Since I know that I am not running any helper apps, or anything out of the ordinary, there is nothing I can stop doing. My conclusion was, that to keep from being kicked out of the game, I had to stop playing the game. With that decision made, I deleted the app from my phone, and severed all connections to the community.

It is only a game. I will not put up with being accused of wrongdoing and having my character attacked for a mere casual pastime. It is especially unacceptable since there is no crime specified, and there is no means of proving your innocence. I was assumed guilty and sternly warned.

Ingress, as far as I am concerned, it is game over.


The New Shed - Phase 2

Spring in Newfoundland can be rather cool and wet. First the ground was soggy from all the melting snow, and then all the rain. By the end of June 2014, however, the weather changed, and we entered an unusually long stretch of hot, dry weather. This allowed the back lawn to dry out, and firm up enough to try moving the metal shed.

The first job was to move the fabric shed. It had to be shifted closer to the house to make some space. After that, I gathered up 8 junks of wood of approximately the same diameter to use as rollers, some blocks for a fulcrum, and a 2"x6"x4' board for a lever.

The shed up on rollers and rotated. July 12, 2014

Using the lever I was able to lift the now empty shed up off the corner blocks, and place the rollers under it on two sides. Then, using the lever, I rotated the shed 90 degrees, and pushed it. The effort required was easier than I expected as we moved it from the back corner of the lawn to the back of the driveway next to the other shed. The corner blocks were put back under, and the shed reloaded.

The lever and I put that shed in its place.

Then my sister and niece came to visit for a couple of weeks, and no more work was done. After they returned home to Ontario, I worked out what the GPS coordinates for the new shed corners were, and invited my boss to give me a hand staking them out. They checked within tolerance for size and square. I was ready for the town inspection.

The corner stakes as of August 7.

My wife called down, and discovered that not all my documents were on file, and that the preliminary building permit had expired after a year. We had to redo everything and pretty much start from scratch with the town.

When the inspector dropped by, and looked things over. He said that the floor area was acceptable, but that new regulations stated that the height could not be over 4m (13') now. That would flatten my roof, and make the upstairs storage area pretty much impossible.

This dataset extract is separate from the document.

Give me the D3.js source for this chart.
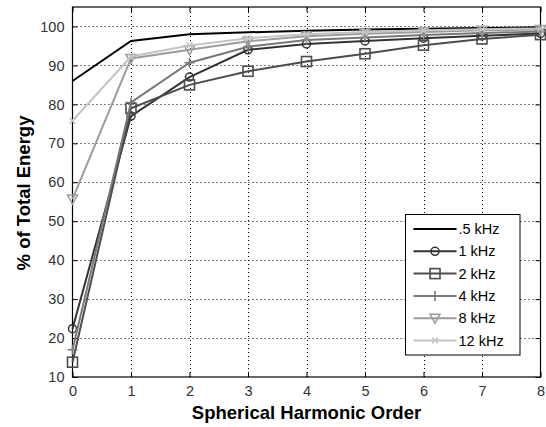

After chatting some more, and looking around, he noted that there were no houses back there, only a couple neighbour sheds which were barn style, and quite a bit larger than the one I had planned. It might be possible to get around the height restriction in this case. He would get back to me.

2 neighbours barn-style sheds, and my 3 old ones.

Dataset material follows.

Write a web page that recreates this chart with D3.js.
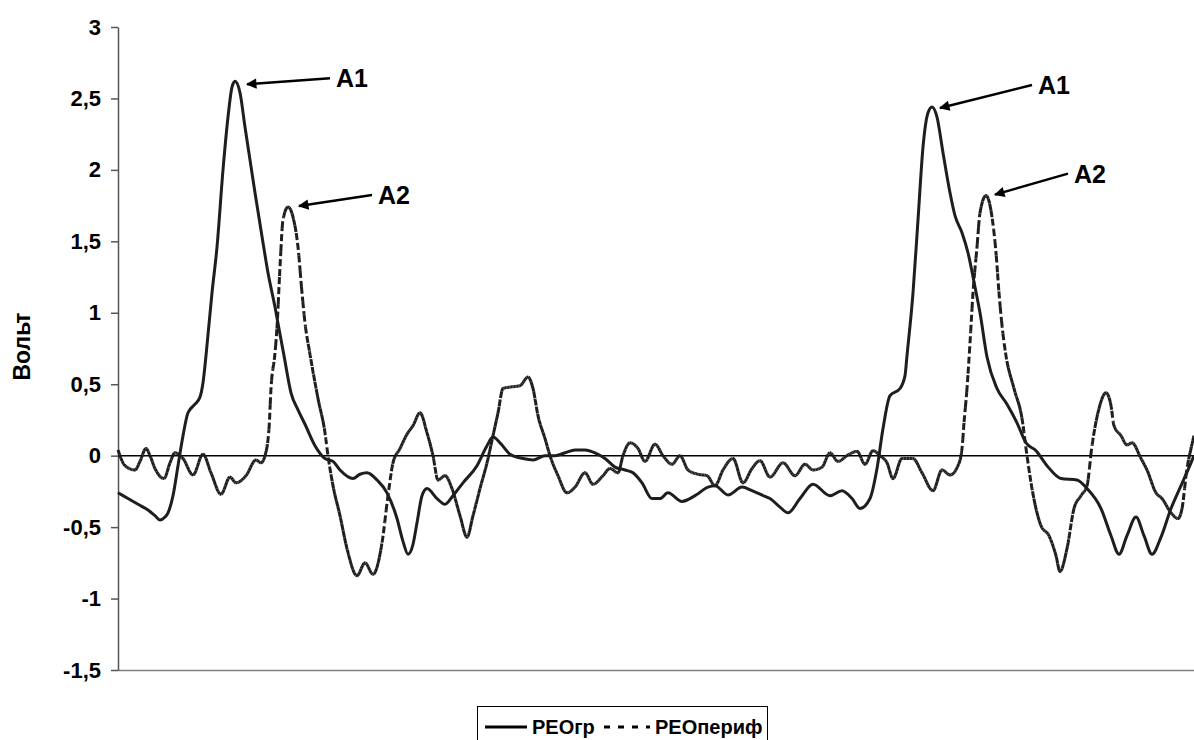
<!DOCTYPE html>
<html>
<head>
<meta charset="utf-8">
<script src="https://cdnjs.cloudflare.com/ajax/libs/d3/7.8.5/d3.min.js"></script>
<style>
  body { margin: 0; background: #fff; }
  text { font-family: "Liberation Sans", Arial, sans-serif; font-weight: bold; }
</style>
</head>
<body>
<svg width="1194" height="740"></svg>
<script>
// sample index (t) and voltage for each trace
const grT = [0,10,20,30,37,42,47,50,55,60,65,70,77,82,85,88,94,99,105,110,114,117,122,127,132,137,145,150,157,162,166,173,180,187,197,207,215,222,235,242,249,259,269,279,285,290,295,299,304,309,319,327,335,345,359,369,375,382,392,405,415,427,437,447,457,467,477,487,497,507,515,524,534,542,550,564,577,590,597,610,624,634,647,652,662,670,682,695,712,724,734,742,752,759,765,772,782,787,789,795,800,805,810,814,819,825,832,837,844,850,857,862,869,879,889,899,908,918,929,943,959,969,983,993,1001,1009,1018,1026,1034,1043,1053,1063,1073,1076]
const grV = [-0.26,-0.30,-0.34,-0.38,-0.42,-0.45,-0.43,-0.40,-0.28,-0.07,0.14,0.30,0.36,0.41,0.51,0.70,1.14,1.46,2.00,2.37,2.58,2.62,2.54,2.30,2.07,1.84,1.49,1.28,1.04,0.85,0.70,0.44,0.32,0.22,0.07,-0.02,-0.04,-0.10,-0.16,-0.13,-0.12,-0.17,-0.26,-0.44,-0.60,-0.69,-0.62,-0.47,-0.28,-0.23,-0.30,-0.34,-0.28,-0.19,-0.07,0.07,0.13,0.09,0.01,-0.02,-0.03,0.0,0.0,0.02,0.04,0.04,0.02,-0.02,-0.08,-0.10,-0.12,-0.19,-0.30,-0.30,-0.26,-0.32,-0.28,-0.22,-0.21,-0.275,-0.22,-0.245,-0.285,-0.30,-0.36,-0.40,-0.30,-0.20,-0.28,-0.245,-0.30,-0.37,-0.30,-0.09,0.19,0.42,0.47,0.56,0.70,1.14,1.65,2.16,2.40,2.44,2.37,2.12,1.84,1.68,1.56,1.42,1.18,1.00,0.69,0.47,0.36,0.23,0.09,0.035,-0.07,-0.16,-0.17,-0.23,-0.37,-0.56,-0.69,-0.56,-0.43,-0.56,-0.69,-0.57,-0.37,-0.21,-0.05,0.0]

const perT = [0,7,17,22,28,32,37,46,52,57,65,75,85,93,103,112,118,128,138,143,147,151,153,157,159,162,165,170,175,180,184,187,192,200,207,210,215,222,229,239,247,255,264,270,275,282,289,295,302,309,315,320,327,334,342,349,355,362,369,375,380,385,392,402,410,415,420,427,432,440,449,457,467,475,485,492,500,505,512,520,527,537,545,554,562,570,580,589,597,605,615,625,634,642,652,665,677,687,695,704,712,720,730,739,747,755,762,769,775,784,795,804,815,824,832,840,844,846,849,852,855,859,862,868,874,878,881,885,888,896,904,909,914,923,931,938,942,949,956,963,969,974,981,988,993,996,1003,1009,1014,1023,1029,1038,1044,1053,1060,1064,1069,1073,1076]
const perV = [0.04,-0.07,-0.10,-0.04,0.05,0.0,-0.09,-0.16,-0.05,0.02,-0.02,-0.135,0.01,-0.12,-0.27,-0.15,-0.19,-0.14,-0.03,-0.05,0.0,0.19,0.47,0.72,0.90,1.32,1.65,1.74,1.67,1.46,1.14,0.93,0.71,0.40,0.16,0.0,-0.21,-0.42,-0.65,-0.84,-0.75,-0.83,-0.61,-0.28,-0.05,0.05,0.15,0.21,0.30,0.16,0.0,-0.17,-0.14,-0.23,-0.42,-0.57,-0.42,-0.23,-0.05,0.14,0.30,0.47,0.48,0.49,0.55,0.47,0.28,0.12,0.0,-0.14,-0.26,-0.22,-0.12,-0.20,-0.14,-0.09,-0.12,0.0,0.09,0.05,-0.04,0.08,0.0,-0.06,0.0,-0.10,-0.13,-0.14,-0.21,-0.10,-0.02,-0.19,-0.09,-0.035,-0.15,-0.05,-0.14,-0.06,-0.10,-0.08,0.02,-0.04,0.005,0.03,-0.06,0.035,0.0,-0.05,-0.16,-0.02,-0.02,-0.12,-0.245,-0.10,-0.135,-0.07,0.05,0.23,0.47,0.79,1.14,1.46,1.70,1.82,1.67,1.42,1.14,0.85,0.70,0.47,0.26,0.0,-0.23,-0.49,-0.56,-0.70,-0.81,-0.65,-0.37,-0.28,-0.21,0.07,0.33,0.44,0.35,0.21,0.14,0.075,0.09,-0.02,-0.10,-0.26,-0.30,-0.40,-0.44,-0.37,-0.09,0.05,0.14]

const yTicks = [-1.5, -1, -0.5, 0, 0.5, 1, 1.5, 2, 2.5, 3]
const seriesNames = ['РЕОгр', 'РЕОпериф']
// peak labels: trace, peak index into that trace
const peakLabels = [
  { name: 'A1', series: 'gr', t: 117 },
  { name: 'A2', series: 'per', t: 170 },
  { name: 'A1', series: 'gr', t: 814 },
  { name: 'A2', series: 'per', t: 868 }
]

const svg = d3.select('svg')
const plotLeft = 118, plotRight = 1194, plotTop = 27, plotBottom = 670

const x = d3.scaleLinear().domain([0, 1076]).range([plotLeft, plotRight])
const y = d3.scaleLinear().domain([-1.5, 3]).range([plotBottom, plotTop])

const grData = grT.map((t, i) => [t, grV[i]])
const perData = perT.map((t, i) => [t, perV[i]])

const line = d3.line()
  .x(d => x(d[0]))
  .y(d => y(d[1]))
  .curve(d3.curveMonotoneX)

// bottom border of plot area
svg.append('line')
  .attr('x1', plotLeft).attr('x2', plotRight)
  .attr('y1', plotBottom + 0.5).attr('y2', plotBottom + 0.5)
  .attr('stroke', '#808080').attr('stroke-width', 1.5)

// y axis
const yAxis = svg.append('g')
  .attr('transform', `translate(${plotLeft},0)`)
  .call(d3.axisLeft(y).tickValues(yTicks).tickSize(7).tickSizeOuter(0).tickPadding(10)
    .tickFormat(d => String(d).replace('.', ',')))
yAxis.attr('font-size', 22)
yAxis.select('.domain').attr('stroke', '#555').attr('stroke-width', 1.5)
yAxis.selectAll('.tick line').attr('stroke', '#555').attr('stroke-width', 1.5)
yAxis.selectAll('.tick text')
  .attr('fill', '#000')
  .style('font-size', '22px')
  .style('font-family', '"Liberation Sans", Arial, sans-serif').style('font-weight', 'bold')

svg.append('text')
  .attr('transform', `translate(30,${(plotTop + plotBottom) / 2 - 2}) rotate(-90)`)
  .attr('text-anchor', 'middle')
  .attr('font-size', 23)
  .text('Вольт')

// zero line
svg.append('line')
  .attr('x1', plotLeft).attr('x2', plotRight)
  .attr('y1', y(0)).attr('y2', y(0))
  .attr('stroke', '#000').attr('stroke-width', 1.5)

// РЕОгр - solid
svg.append('path')
  .attr('d', line(grData))
  .attr('fill', 'none')
  .attr('stroke', '#1e1e1e')
  .attr('stroke-width', 3)
  .attr('stroke-linejoin', 'round')

// РЕОпериф - dashed, the dash restarts on every small step like the spreadsheet does
const ghost = svg.append('path').attr('d', line(perData)).attr('fill', 'none').attr('stroke', 'none')
const node = ghost.node()
const total = node.getTotalLength()
const pieces = []
let cur = [node.getPointAtLength(0)]
let startX = cur[0].x
for (let s = 0.5; s <= total + 0.5; s += 0.5) {
  const p = node.getPointAtLength(Math.min(s, total))
  cur.push(p)
  if (p.x - startX >= 1.3 || s >= total) {
    pieces.push(cur)
    cur = [p]
    startX = p.x
  }
}
ghost.remove()
const perG = svg.append('g')
perG.selectAll('path').data(pieces).enter().append('path')
  .attr('d', d => 'M' + d.map(p => p.x.toFixed(2) + ',' + p.y.toFixed(2)).join('L'))
  .attr('fill', 'none')
  .attr('stroke', '#1e1e1e')
  .attr('stroke-width', 3)
  .attr('stroke-dasharray', '7,3')

// peak arrows
svg.append('defs').append('marker')
  .attr('id', 'arrow')
  .attr('viewBox', '0 0 10 10')
  .attr('refX', 9).attr('refY', 5)
  .attr('markerWidth', 6).attr('markerHeight', 4.2)
  .attr('markerUnits', 'strokeWidth')
  .attr('orient', 'auto')
  .append('path').attr('d', 'M0,0L10,5L0,10Z').attr('fill', '#000')

const peakOffsets = [[12, 3, 95, -3], [11, -1, 84, -12], [8, 1, 100, -22], [9, -1, 82, -22]]
peakLabels.forEach((p, i) => {
  const tArr = p.series === 'gr' ? grT : perT
  const vArr = p.series === 'gr' ? grV : perV
  const v = vArr[tArr.indexOf(p.t)]
  const o = peakOffsets[i]
  const tipX = x(p.t) + o[0], tipY = y(v) + o[1]
  const endX = x(p.t) + o[2], endY = y(v) + o[3]
  svg.append('line')
    .attr('x1', endX).attr('y1', endY)
    .attr('x2', tipX).attr('y2', tipY)
    .attr('stroke', '#000').attr('stroke-width', 2.5)
    .attr('marker-end', 'url(#arrow)')
  svg.append('text')
    .attr('x', endX + 6).attr('y', endY + 9)
    .attr('font-size', 25)
    .text(p.name)
})

// legend
const lg = svg.append('g').attr('transform', 'translate(477,706)')
lg.append('rect')
  .attr('x', 0.5).attr('y', 0.5).attr('width', 290).attr('height', 45)
  .attr('fill', '#fff').attr('stroke', '#000').attr('stroke-width', 1)
lg.append('line').attr('x1', 8).attr('x2', 50).attr('y1', 21).attr('y2', 21)
  .attr('stroke', '#000').attr('stroke-width', 3)
lg.append('text').attr('x', 55).attr('y', 28).attr('font-size', 20).text(seriesNames[0])
lg.append('line').attr('x1', 127).attr('x2', 173).attr('y1', 21).attr('y2', 21)
  .attr('stroke', '#000').attr('stroke-width', 3).attr('stroke-dasharray', '6,8')
lg.append('text').attr('x', 178).attr('y', 28).attr('font-size', 20).text(seriesNames[1])
</script>
</body>
</html>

A couple days later we got the call to come get the building permit. The height as submitted would be allowed, on stipulation that the shed was shifted half a meter toward the street. I didn't have a problem with that, and immediately went down and paid my $25. Now the real work can begin.

The Entire Story To Date:

The New Shed - Phase 1

The New Shed - Phase 1

There are three small sheds in my backyard. The 8' x 16' wooden one I helped build with my father in my teens, about 35 years ago. This shed has a workbench, and most of my tools. It is my workshop, and a storage place for good bits of wood and parts.

A change in the environment has seen a good part of the backyard become very soggy for much of the summer, and so the floor of this shed has rotted out. It has been repaired, but the rot has spread to the point where I don't expect the structure to last much longer. I can't even use it during the winter, because freezing and thawing of snow causes the door to be iced shut until spring.

The old shed in February 2014

The second shed is an 10' x 8' metal one, that we put up about 20 years ago to supplement the wooden one. It held things like bicycles, lawnmower, kid's outdoor toys, and so on. It was assembled on a wooden base that has started to succumb to the same rot issues, and the metal is breaking and bending. Another winter with lots of snow, or a few more storms with the wind stressing it, and it is going to disintegrate.

The third shed is one of those 8' x 10' yellow fabric on metal poles things from Canadian Tire. It was bought as a place to put my motorcycle out of the weather, when I got into that about 4 years ago. These things are not made to last, especially in the conditions we experience. I have to tie it to concrete blocks, and the truck, when the winds really pick up. They are known to turn into stringless kites. Remember the melt water? My motorcycle was also locked into place until spring.

Motorcycle slowly being released from the ice in April 2014.

So, here I am with 3 sheds that are on the verge of falling apart at about the same time, and they need to be replaced ASAP. The idea of building a large shed/garage/workshop has been tossing around in my head for about 10 years, but it is a scary, and expensive undertaking. I started taking talking to people about their sheds, and the common theme was, "you can't build a shed too big". Everyone wished they had gone larger.

February 2014 snow around the 2 small sheds.

In the spring of 2013 I got a copy of the town's regulations for accessory buildings, and did the calculations to determine that I would be able to construct a building of a maximum size of 20' x 28, by 17' high. It would have a concrete foundation to avoid future problems with rotten wood, and a narrow attic space for storage. In the main area there would be a small room I could heat to store all my computer gear and have a place to work all year.

My job is in land surveying, so I'm familiar with CAD programs in general, but not designing buildings specifically. Looking around the internet, I found a free 2D CAD program called LibreCAD that I could use to get the ideas from my head to paper. With my background, it wasn't too difficult to figure out, and I eventually had something I could print out. Then I made up a plot plan to show the town where the new building would be located.

My plans for the new shed/garage/workshop.

Contacting the town again with my plans, I was informed that I needed to stake out the area where the new shed would be located, and someone would come by to look it over. Well, the metal shed was occupying one corner of that space, and I would need it to continue holding stuff until the new one was finished. It had to be relocated before staking.

By now, being busy at work and life in general, it was getting late in the year, and thoughts of construction were postponed until 2014. At least the ball was rolling.